Tuesday, September 25, 2007

Voter ID laws: What's the big deal?

I was at the Marriott Hotel in Alpharetta, Georgia a few years back ordering a beer at the lobby bar. Upon being asked for proof of age, I produced my driver's license and with a smirk, said "I've been 21 twice now." The bartender smiled apologetically and explained that it was a local law, and every customer had to show proof of age regardless of how old he looked. I shrugged it off. No big deal.

Today the Supreme Court agreed to hear the case of Indiana's voter ID law, which requires anyone showing up to vote to present positive identification. The law has already been upheld by a federal judge and the 7th US Circuit Court of Appeals.

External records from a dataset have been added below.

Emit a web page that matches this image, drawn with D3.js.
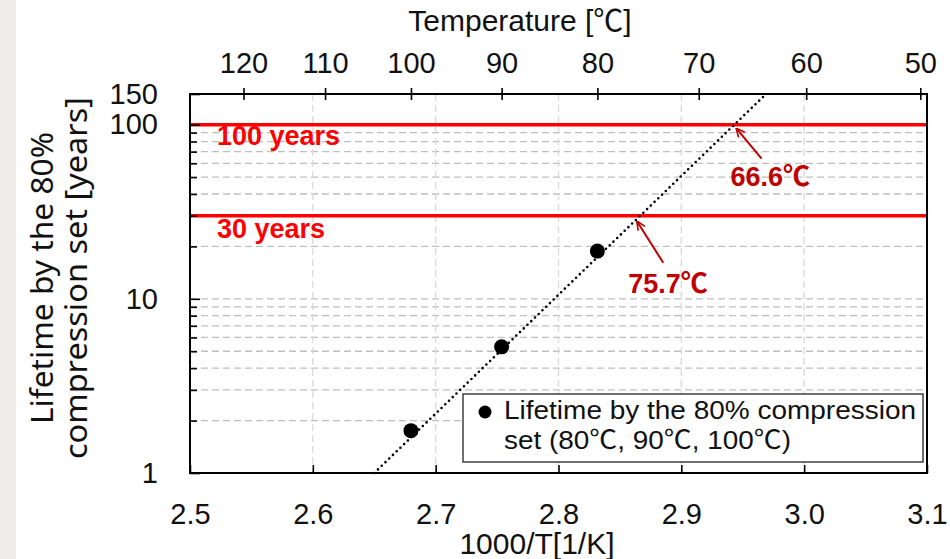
<!DOCTYPE html>
<html><head><meta charset="utf-8">
<script src="https://cdn.jsdelivr.net/npm/d3@7"></script>
<style>body{margin:0;background:#fff} svg{display:block}</style>
</head><body><svg id="c" width="950" height="559"></svg>
<script>
// ---- data ----
const tempTicksC = [120, 110, 100, 90, 80, 70, 60, 50];
const xTicks = [2.5, 2.6, 2.7, 2.8, 2.9, 3.0, 3.1];
const yMajorTicks = [1, 10, 100, 150];
const pointTempsC = [100, 90, 80];
const lifetimeYears = [1.75, 5.3, 18.8];
const fitX = [2.650, 2.969];
const fitYears = [1, 150];
const thresholdYears = [100, 30];
const thresholdLabels = ["100 years", "30 years"];
const crossTempsC = [66.6, 75.7];

const invT = c => 1000 / (c + 273.15);

const svg = d3.select("#c");
const W = 950, H = 559;
const L = 190, R = 927, T = 94, B = 473;
const x = d3.scaleLinear().domain([2.5, 3.1]).range([L, R]);
const y = d3.scaleLog().domain([1, 150]).range([B, T]);

const SANS = "'Liberation Sans', Arial, 'Noto Sans CJK JP', sans-serif";

// left grey band
svg.append("rect").attr("x", 0).attr("y", 0).attr("width", 16).attr("height", H).attr("fill", "#eeede9");

// grid
const minorY = [];
[1, 10].forEach(d => { for (let k = 2; k <= 9; k++) minorY.push(d * k); });
minorY.push(10);
svg.append("g").selectAll("line").data(minorY).join("line")
  .attr("x1", L).attr("x2", R).attr("y1", d => y(d)).attr("y2", d => y(d))
  .attr("stroke", "#bfbfbf").attr("stroke-width", 1.3).attr("stroke-dasharray", "7,4");
svg.append("g").selectAll("line").data(xTicks.slice(1, -1)).join("line")
  .attr("x1", d => x(d)).attr("x2", d => x(d)).attr("y1", T).attr("y2", B)
  .attr("stroke", "#d9d9d9").attr("stroke-width", 1.3).attr("stroke-dasharray", "7,4");

// red threshold lines
svg.append("g").selectAll("line").data(thresholdYears).join("line")
  .attr("x1", L).attr("x2", R).attr("y1", d => y(d)).attr("y2", d => y(d))
  .attr("stroke", "#ff0000").attr("stroke-width", 3.5);
svg.append("g").selectAll("text").data(thresholdYears).join("text")
  .attr("x", 217).attr("y", (d, i) => y(d) + (i === 0 ? 20 : 22))
  .attr("font-family", SANS).attr("font-weight", "bold").attr("font-size", 27)
  .attr("fill", "#ff0000").text((d, i) => thresholdLabels[i]);

// fit line (dotted)
const line = d3.line().x(d => x(d[0])).y(d => y(d[1]));
svg.append("path").datum(fitX.map((v, i) => [v, fitYears[i]]))
  .attr("d", line).attr("fill", "none").attr("stroke", "#000")
  .attr("stroke-width", 2.6).attr("stroke-linecap", "round").attr("stroke-dasharray", "0,5.2");

// points
svg.append("g").selectAll("circle").data(pointTempsC).join("circle")
  .attr("cx", d => x(invT(d))).attr("cy", (d, i) => y(lifetimeYears[i])).attr("r", 7.5).attr("fill", "#000");

// arrows + labels
svg.append("defs").append("marker").attr("id", "ah").attr("viewBox", "0 0 10 10")
  .attr("refX", 9).attr("refY", 5).attr("markerWidth", 9).attr("markerHeight", 9)
  .attr("orient", "auto").attr("markerUnits", "userSpaceOnUse")
  .append("path").attr("d", "M0,0.5 L10,5 L0,9.5").attr("fill", "none").attr("stroke", "#c00000").attr("stroke-width", 1.8);
const arrowOff = [{tip: [2, 4], tail: [27, 34], lab: [-4, 61]}, {tip: [-3, 6], tail: [23, 47], lab: [-12, 77]}];
crossTempsC.forEach((c, i) => {
  const px = x(invT(c)), py = y(thresholdYears[i]);
  const o = arrowOff[i];
  svg.append("line").attr("x1", px + o.tail[0]).attr("y1", py + o.tail[1])
    .attr("x2", px + o.tip[0]).attr("y2", py + o.tip[1])
    .attr("stroke", "#c00000").attr("stroke-width", 2).attr("marker-end", "url(#ah)");
  svg.append("text").attr("x", px + o.lab[0]).attr("y", py + o.lab[1])
    .attr("font-family", SANS).attr("font-weight", "bold").attr("font-size", 27)
    .attr("fill", "#c00000").text(c.toFixed(1) + "℃");
});

// axes
const axFont = g => g.selectAll("text").attr("font-family", SANS).attr("font-size", 29).attr("fill", "#111");
const gx = svg.append("g").attr("transform", `translate(0,${B})`)
  .call(d3.axisBottom(x).tickValues(xTicks).tickFormat(d3.format(".1f")).tickSizeInner(-8).tickSizeOuter(0).tickPadding(30));
gx.call(axFont);
const gy = svg.append("g").attr("transform", `translate(${L},0)`)
  .call(d3.axisLeft(y).tickValues(yMajorTicks).tickFormat(d3.format("d")).tickSizeInner(-10).tickSizeOuter(0).tickPadding(32));
gy.call(axFont);
const gyMinor = svg.append("g").attr("transform", `translate(${L},0)`)
  .call(d3.axisLeft(y).tickValues(minorY.filter(d => d !== 10)).tickFormat("").tickSizeInner(-7).tickSizeOuter(0));
const xTop = d3.scaleLinear().domain(x.domain()).range(x.range());
const gt = svg.append("g").attr("transform", `translate(0,${T})`)
  .call(d3.axisTop(xTop).tickValues(tempTicksC.map(invT)).tickFormat((d, i) => tempTicksC[i]).tickSizeInner(6).tickSizeOuter(0).tickPadding(15));
gt.call(axFont);
gt.selectAll(".tick line").attr("y1", 6);
[gx, gy, gyMinor, gt].forEach(g => {
  g.select(".domain").remove();
  g.selectAll(".tick line").attr("stroke", "#000").attr("stroke-width", 1.6);
});

// frame
svg.append("rect").attr("x", L).attr("y", T).attr("width", R - L).attr("height", B - T)
  .attr("fill", "none").attr("stroke", "#000").attr("stroke-width", 2);

// legend
const lg = svg.append("g");
lg.append("rect").attr("x", 463).attr("y", 394).attr("width", 460).attr("height", 68)
  .attr("fill", "#fff").attr("stroke", "#222").attr("stroke-width", 1.3);
lg.append("circle").attr("cx", 485).attr("cy", 412).attr("r", 6.5).attr("fill", "#000");
lg.append("text").attr("x", 504).attr("y", 419).attr("font-family", SANS).attr("font-size", 26).attr("fill", "#111")
  .attr("textLength", 412).attr("lengthAdjust", "spacingAndGlyphs")
  .text("Lifetime by the 80% compression");
lg.append("text").attr("x", 504).attr("y", 449).attr("font-family", SANS).attr("font-size", 26).attr("fill", "#111")
  .attr("textLength", 287).attr("lengthAdjust", "spacingAndGlyphs")
  .text("set (" + pointTempsC.slice().reverse().map(d => d + "℃").join(", ") + ")");

// titles
svg.append("text").attr("x", 520).attr("y", 31).attr("text-anchor", "middle")
  .attr("font-family", SANS).attr("font-size", 30).attr("fill", "#111").text("Temperature [℃]");
svg.append("text").attr("x", 537).attr("y", 554).attr("text-anchor", "middle")
  .attr("font-family", SANS).attr("font-size", 30).attr("fill", "#111").text("1000/T[1/K]");
const yt = svg.append("text").attr("transform", "translate(0,278) rotate(-90)")
  .attr("text-anchor", "middle").attr("font-family", "'Noto Sans', 'Open Sans', sans-serif").attr("font-size", 30).attr("fill", "#111");
yt.append("tspan").attr("x", 0).attr("y", 53).attr("textLength", 292).attr("lengthAdjust", "spacingAndGlyphs").text("Lifetime by the 80%");
yt.append("tspan").attr("x", 0).attr("y", 87).attr("textLength", 362).attr("lengthAdjust", "spacingAndGlyphs").text("compression set [years]");
</script></body></html>
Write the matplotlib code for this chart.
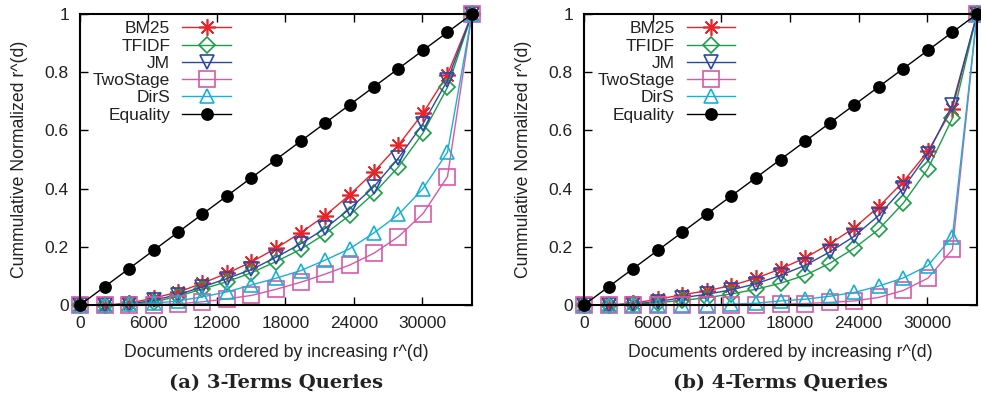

Now to me, a law requiring a prospective voter to show identification seems perfectly reasonable, in fact, I find it somewhat shocking that it's not a universal practice. I mean, c'mon...ensuring the integrity of our elections is just a tad more important than getting a beer in Alpharetta. But sadly the Democrats don't see it that way.
The state Democratic party and civil rights groups complained that the law unfairly targets poor and minority voters, without any evidence that in-person voter fraud exists in Indiana. The party argued that those voters tend to be Democrats.
The point isn't (or at least, shouldn't be) whether voter fraud exists in Indiana. The point is to make sure that it doesn't. But where's the evidence that poor and minority voters lack proper identification in such numbers that this is really a problem for them? Why is this seen as such an onerous burden on these groups that the requirement disenfranchises them in significant numbers?

This is like Russia's protests over the planned European missile defense system. If you don't plan on launching missiles against Europe, what's the big deal? Likewise with the Dems...if you don't plan on committing mass voter fraud by hauling a bunch of proxies to the polls, what's the big deal?

The Democrats doth protest too much, methinks.